■ Supplied entries:
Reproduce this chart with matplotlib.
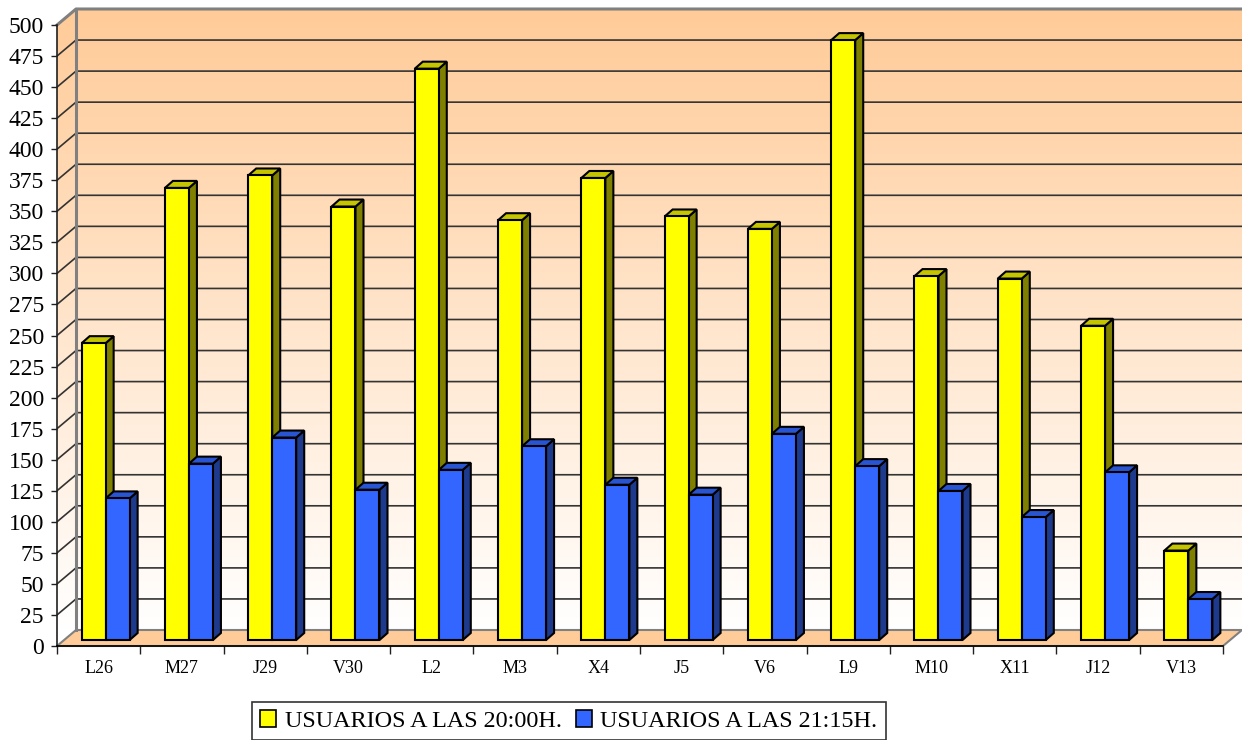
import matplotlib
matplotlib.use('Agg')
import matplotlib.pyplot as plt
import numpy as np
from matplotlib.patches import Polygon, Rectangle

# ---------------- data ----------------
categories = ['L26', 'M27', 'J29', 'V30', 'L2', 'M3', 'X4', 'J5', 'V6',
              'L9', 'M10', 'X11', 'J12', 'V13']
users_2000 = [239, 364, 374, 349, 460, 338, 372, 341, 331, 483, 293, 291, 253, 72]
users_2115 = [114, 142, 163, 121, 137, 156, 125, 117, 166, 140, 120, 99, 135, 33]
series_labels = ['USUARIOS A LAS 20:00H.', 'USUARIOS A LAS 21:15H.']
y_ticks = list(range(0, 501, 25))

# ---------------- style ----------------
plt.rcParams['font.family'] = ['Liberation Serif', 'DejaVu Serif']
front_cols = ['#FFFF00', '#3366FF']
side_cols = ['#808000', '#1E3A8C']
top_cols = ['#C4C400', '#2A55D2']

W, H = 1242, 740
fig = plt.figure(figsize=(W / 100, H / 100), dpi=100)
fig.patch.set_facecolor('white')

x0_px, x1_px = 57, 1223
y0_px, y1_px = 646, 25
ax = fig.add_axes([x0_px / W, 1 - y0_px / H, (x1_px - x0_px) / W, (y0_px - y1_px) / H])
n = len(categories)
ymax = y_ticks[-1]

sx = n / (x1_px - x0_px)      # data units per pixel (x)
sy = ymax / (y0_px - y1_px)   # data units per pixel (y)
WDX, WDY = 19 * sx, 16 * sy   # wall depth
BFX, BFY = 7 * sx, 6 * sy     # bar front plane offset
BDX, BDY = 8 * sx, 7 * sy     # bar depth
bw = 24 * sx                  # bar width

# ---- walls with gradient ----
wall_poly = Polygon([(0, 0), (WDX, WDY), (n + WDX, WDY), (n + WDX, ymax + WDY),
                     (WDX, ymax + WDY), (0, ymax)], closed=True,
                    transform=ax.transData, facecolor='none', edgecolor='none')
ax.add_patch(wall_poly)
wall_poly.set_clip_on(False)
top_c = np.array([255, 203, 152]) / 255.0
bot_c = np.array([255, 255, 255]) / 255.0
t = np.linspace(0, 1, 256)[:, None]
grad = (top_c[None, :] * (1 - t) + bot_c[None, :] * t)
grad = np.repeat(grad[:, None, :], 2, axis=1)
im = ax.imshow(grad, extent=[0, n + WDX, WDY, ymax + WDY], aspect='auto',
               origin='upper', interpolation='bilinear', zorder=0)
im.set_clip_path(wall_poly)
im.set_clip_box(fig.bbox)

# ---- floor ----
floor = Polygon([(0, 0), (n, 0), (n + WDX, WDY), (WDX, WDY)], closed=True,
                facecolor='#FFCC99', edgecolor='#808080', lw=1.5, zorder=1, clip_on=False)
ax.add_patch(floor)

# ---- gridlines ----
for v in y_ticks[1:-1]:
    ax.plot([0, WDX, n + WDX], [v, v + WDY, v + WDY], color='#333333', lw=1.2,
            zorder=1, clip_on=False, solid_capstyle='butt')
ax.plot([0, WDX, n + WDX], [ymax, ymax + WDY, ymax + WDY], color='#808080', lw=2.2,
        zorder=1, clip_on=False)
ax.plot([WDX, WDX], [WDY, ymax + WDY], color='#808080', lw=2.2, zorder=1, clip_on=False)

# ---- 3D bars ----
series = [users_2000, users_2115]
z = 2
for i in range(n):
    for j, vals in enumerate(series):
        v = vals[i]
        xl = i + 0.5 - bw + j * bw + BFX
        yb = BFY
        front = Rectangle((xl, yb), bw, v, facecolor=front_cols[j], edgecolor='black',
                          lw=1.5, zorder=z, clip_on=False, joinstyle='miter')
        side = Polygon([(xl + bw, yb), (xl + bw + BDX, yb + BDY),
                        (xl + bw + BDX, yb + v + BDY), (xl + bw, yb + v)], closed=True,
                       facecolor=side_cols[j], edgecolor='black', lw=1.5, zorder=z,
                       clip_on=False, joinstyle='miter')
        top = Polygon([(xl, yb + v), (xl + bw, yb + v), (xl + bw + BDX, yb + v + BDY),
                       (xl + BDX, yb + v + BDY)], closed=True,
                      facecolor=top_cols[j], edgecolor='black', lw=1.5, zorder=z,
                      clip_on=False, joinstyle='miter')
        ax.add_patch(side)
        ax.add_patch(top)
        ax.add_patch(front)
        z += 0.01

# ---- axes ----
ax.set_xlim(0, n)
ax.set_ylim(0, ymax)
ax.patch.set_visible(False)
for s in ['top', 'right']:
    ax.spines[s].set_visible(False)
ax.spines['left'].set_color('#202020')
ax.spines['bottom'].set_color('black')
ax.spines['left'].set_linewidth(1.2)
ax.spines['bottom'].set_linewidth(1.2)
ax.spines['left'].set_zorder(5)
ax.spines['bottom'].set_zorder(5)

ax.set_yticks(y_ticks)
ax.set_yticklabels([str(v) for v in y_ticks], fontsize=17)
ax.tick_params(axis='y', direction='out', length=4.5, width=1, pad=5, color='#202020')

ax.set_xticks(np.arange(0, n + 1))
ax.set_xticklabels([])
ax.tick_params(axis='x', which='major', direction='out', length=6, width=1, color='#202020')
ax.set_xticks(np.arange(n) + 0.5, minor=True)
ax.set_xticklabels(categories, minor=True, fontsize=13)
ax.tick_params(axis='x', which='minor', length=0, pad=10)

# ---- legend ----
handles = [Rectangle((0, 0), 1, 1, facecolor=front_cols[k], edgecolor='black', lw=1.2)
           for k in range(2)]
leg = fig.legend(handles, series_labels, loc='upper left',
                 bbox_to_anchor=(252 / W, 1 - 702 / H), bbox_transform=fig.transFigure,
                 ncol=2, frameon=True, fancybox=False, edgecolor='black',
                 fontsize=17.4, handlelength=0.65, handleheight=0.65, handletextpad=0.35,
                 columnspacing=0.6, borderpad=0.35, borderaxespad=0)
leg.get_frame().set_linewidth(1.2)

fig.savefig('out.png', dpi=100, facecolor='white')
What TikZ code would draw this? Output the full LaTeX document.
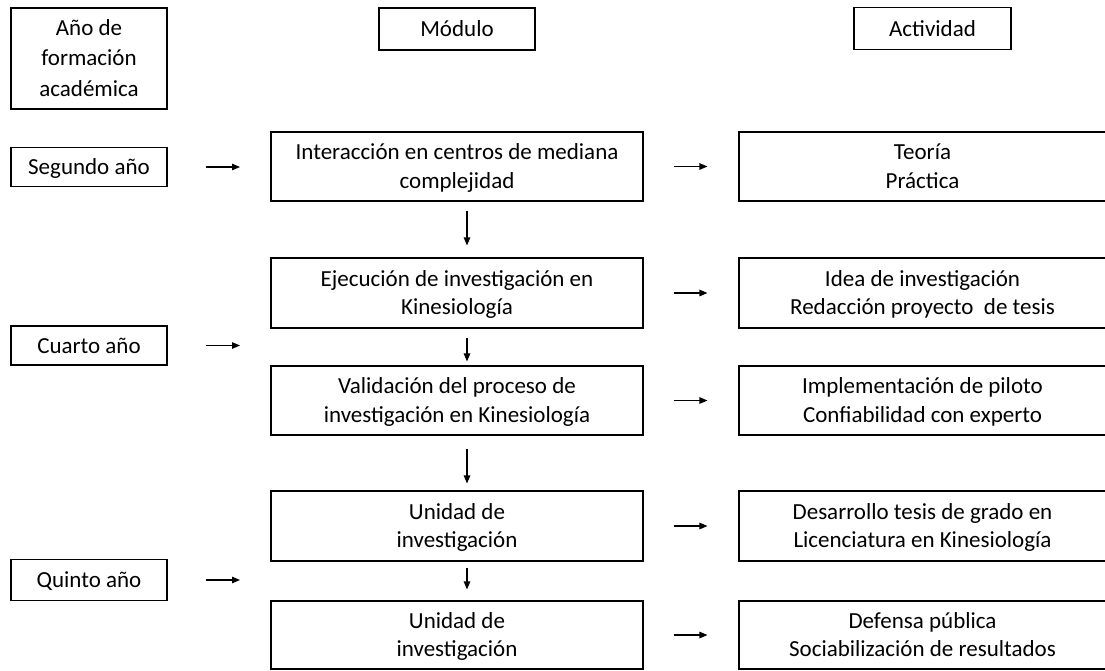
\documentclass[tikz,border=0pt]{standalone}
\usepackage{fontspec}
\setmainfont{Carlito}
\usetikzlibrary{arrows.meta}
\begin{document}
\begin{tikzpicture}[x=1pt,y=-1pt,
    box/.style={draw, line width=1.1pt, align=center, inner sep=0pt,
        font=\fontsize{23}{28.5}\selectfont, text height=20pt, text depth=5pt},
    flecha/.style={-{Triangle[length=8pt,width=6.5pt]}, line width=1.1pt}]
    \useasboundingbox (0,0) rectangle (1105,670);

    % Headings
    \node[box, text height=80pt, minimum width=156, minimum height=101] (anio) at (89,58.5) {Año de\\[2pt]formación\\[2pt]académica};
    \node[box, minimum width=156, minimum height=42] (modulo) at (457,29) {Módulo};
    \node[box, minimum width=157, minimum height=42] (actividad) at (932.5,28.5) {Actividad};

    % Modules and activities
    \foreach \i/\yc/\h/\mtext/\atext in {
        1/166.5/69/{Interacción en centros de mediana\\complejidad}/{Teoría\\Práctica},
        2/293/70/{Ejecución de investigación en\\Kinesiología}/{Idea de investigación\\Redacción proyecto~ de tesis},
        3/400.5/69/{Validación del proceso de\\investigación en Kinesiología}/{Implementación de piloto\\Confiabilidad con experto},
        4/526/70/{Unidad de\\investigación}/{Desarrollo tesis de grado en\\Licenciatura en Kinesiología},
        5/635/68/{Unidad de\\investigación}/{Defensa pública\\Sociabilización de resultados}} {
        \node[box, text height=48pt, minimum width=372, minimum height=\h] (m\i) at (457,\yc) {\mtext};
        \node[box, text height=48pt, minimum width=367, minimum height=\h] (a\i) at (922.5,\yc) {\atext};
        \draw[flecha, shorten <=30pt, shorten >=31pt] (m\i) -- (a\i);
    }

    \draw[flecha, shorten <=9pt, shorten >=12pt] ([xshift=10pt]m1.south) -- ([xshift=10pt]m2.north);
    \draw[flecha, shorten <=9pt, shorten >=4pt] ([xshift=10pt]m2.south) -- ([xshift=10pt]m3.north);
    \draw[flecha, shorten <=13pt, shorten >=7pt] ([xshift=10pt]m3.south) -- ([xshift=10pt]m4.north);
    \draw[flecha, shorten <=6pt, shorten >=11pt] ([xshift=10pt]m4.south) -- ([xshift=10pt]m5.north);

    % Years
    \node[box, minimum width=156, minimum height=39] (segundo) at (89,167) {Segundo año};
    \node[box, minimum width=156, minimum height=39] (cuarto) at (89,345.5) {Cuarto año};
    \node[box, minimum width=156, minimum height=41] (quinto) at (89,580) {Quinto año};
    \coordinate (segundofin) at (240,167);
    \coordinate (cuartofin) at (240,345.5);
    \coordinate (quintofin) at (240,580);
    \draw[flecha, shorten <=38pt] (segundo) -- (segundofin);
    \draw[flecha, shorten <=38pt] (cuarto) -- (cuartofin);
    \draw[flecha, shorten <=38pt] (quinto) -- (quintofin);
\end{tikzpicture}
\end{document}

■ Instruction: A number is the only answer here: how many lines of the material above contain "draw"?

■ Task response: 10